I’ll adjust the more extreme upper requirements though, it’s good to know that 90% is unattainable lol

1 Like

Good stuff – but remember 90 and 10 are equivalent in fairmath. As you know, you start a fairmath stat at 50, not 0; dropping it to 10 is just as difficult/unlikely as raising it to 90. A 10% minimum threshold is one that could only be reached with great and deliberate effort.

1 Like

Aaaaa thank you, this makes everything so much easier!!

1 Like

Glad it’s helpful and I hope it works well for you! In my first game that didn’t use that method, early drafts were outrageously difficult and many paths were impossible to access - using it for the later games saved a lot of headaches.

2 Likes

One thing you can do is ask players to report their stats after playing, which should give you some idea of how easy it would be for the average player to get those stats. (And just looking at the stats my players have been reporting, 350,000 words into a story that probably won’t hit 500,000, the numbers of fairmath stats that have reached 75 is very small, and none have reached 90.)

4 Likes

(God, ignore that I’m writing this for a second time, I just woke up and I accidentally deleted my first reply instead of editing it)

That makes sense. Ever since I started learning choicescript I feel like the way I experience choice games has completely changed as I often have the code open next to the actual game itself, but it’s obvious that isn’t the case for most players.

Thank you for such a long comment! Your feedback is greatly appreciated.

2 Likes

BTW I just wanna say that y’all are so nice?? I’m not used to getting replies this kind and helpful on other forums, it’s a huge breath of fresh air.

3 Likes

Hi, My approach to this is shown in this post using a tool one of the forum members made.

This tool:

Basically you add all the variables you want to track to your startup file

like this:
`*comment savestatsetup str agi int char cons gold_coins`

Then at the point you want to know the values you do a
`*comment savestats`

Then you run the tool as many times as you want (the longer and more branched the game the more iterations you should do to have a better distribution and endpoints.)

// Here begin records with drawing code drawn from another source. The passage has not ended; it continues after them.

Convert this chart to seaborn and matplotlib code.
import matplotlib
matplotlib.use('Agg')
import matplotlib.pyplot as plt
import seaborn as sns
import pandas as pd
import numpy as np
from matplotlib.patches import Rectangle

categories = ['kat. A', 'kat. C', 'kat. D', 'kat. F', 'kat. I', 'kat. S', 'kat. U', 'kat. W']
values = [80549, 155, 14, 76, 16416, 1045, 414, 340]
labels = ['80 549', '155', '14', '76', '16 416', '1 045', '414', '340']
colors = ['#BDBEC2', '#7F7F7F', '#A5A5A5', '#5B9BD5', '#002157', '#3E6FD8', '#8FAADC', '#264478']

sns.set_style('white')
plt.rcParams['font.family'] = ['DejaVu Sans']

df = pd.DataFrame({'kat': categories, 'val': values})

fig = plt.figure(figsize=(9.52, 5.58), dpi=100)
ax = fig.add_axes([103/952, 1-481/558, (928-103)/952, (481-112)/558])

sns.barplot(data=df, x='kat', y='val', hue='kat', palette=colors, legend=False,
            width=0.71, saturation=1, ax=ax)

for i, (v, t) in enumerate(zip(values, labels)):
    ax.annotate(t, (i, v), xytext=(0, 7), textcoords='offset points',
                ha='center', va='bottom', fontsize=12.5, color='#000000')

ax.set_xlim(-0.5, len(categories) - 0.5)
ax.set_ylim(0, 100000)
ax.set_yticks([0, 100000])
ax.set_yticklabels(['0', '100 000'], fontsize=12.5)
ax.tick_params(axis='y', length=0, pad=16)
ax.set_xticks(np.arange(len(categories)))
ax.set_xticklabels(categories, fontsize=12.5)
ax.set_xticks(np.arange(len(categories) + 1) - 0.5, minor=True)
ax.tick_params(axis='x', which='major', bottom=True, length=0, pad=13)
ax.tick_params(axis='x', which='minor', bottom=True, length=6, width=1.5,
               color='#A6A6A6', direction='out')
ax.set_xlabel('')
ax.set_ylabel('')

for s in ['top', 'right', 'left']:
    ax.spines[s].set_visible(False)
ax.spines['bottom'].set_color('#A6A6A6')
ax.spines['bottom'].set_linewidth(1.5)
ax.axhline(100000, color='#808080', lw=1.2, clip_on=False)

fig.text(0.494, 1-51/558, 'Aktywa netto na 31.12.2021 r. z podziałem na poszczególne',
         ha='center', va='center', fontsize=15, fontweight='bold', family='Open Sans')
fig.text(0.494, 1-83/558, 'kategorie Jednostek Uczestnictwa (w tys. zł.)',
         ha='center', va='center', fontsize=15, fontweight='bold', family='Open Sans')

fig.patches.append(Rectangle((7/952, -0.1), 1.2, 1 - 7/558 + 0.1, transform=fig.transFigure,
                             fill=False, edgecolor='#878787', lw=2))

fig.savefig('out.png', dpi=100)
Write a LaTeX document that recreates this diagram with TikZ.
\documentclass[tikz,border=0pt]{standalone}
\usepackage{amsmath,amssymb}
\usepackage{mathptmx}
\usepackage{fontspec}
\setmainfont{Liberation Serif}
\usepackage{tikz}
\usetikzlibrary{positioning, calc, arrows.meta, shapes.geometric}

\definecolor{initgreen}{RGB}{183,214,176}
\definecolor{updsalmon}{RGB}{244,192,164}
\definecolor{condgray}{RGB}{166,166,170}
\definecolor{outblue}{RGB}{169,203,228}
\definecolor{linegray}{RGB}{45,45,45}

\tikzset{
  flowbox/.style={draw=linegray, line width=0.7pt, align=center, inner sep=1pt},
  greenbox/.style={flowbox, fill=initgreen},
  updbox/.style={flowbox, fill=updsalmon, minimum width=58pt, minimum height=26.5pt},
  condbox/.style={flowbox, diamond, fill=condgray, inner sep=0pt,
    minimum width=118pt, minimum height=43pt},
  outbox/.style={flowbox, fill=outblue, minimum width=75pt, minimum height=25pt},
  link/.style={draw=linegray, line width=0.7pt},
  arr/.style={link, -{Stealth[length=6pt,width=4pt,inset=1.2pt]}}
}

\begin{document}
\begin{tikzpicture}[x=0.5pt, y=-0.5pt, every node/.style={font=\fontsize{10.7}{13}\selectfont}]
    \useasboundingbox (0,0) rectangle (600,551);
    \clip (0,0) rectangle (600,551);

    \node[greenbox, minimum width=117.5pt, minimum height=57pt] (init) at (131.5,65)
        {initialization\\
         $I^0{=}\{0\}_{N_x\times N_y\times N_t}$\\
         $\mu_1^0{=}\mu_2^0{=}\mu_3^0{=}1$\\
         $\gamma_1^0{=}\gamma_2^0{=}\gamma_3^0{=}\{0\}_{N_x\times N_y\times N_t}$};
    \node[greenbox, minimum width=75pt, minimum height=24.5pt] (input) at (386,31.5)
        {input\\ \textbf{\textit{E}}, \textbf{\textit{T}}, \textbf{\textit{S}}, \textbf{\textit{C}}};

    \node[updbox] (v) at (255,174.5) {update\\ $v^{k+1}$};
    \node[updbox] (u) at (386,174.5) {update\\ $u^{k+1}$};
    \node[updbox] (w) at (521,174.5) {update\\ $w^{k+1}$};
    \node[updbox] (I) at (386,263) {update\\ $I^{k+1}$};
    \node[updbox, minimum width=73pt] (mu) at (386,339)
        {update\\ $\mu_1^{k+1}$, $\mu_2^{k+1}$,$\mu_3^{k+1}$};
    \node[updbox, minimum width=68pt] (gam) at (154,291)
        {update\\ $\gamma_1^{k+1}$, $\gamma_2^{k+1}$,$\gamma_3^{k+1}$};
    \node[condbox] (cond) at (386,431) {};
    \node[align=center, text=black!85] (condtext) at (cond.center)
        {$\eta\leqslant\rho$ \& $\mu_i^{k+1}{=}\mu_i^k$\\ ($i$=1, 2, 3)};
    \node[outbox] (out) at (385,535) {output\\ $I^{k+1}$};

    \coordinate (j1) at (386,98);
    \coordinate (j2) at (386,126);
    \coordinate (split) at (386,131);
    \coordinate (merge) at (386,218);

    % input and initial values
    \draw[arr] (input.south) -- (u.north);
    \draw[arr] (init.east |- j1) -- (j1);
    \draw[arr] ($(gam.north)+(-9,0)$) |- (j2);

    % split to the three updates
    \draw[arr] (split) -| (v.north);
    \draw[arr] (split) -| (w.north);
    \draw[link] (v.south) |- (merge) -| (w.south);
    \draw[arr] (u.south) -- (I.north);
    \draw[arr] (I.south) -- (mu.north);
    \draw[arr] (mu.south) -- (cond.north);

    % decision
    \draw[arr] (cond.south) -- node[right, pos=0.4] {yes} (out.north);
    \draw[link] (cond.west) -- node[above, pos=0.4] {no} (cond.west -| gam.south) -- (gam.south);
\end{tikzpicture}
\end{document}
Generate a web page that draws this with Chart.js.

After that you’ll have a file with all the output, and from there you can do simple excel functions to get the endpoints or averages:

Or you can use more complex tools to graph probability distribution or all sorts of things.

7 Likes

Oh damn that’s fancy! Thank you, this will come in handy.

1 Like

A word of caution: the more careful navigation of social situations your game requires (and the more complex a field of choices you’re letting your readers navigate), the less a random testing approach is going to tell you. Your readers aren’t going to be picking at random; they’re going to be doing things that make sense within the social situations you write. In complex games, there’s no substitute for readthroughs/alpha testing.

7 Likes

That’s true, but sadly you need readers for that, and then readers that give feedback. Randomtest can run as many times as you want. It can be useful to test other stuff though.

2 Likes

Yeh most likely, I’ll use randomtest as a screening tool while I alpha test each chapter. It’s useful for catching big problems. Once I’ve done a couple playthroughs, I’ll feel more comfortable opening it for beta testing.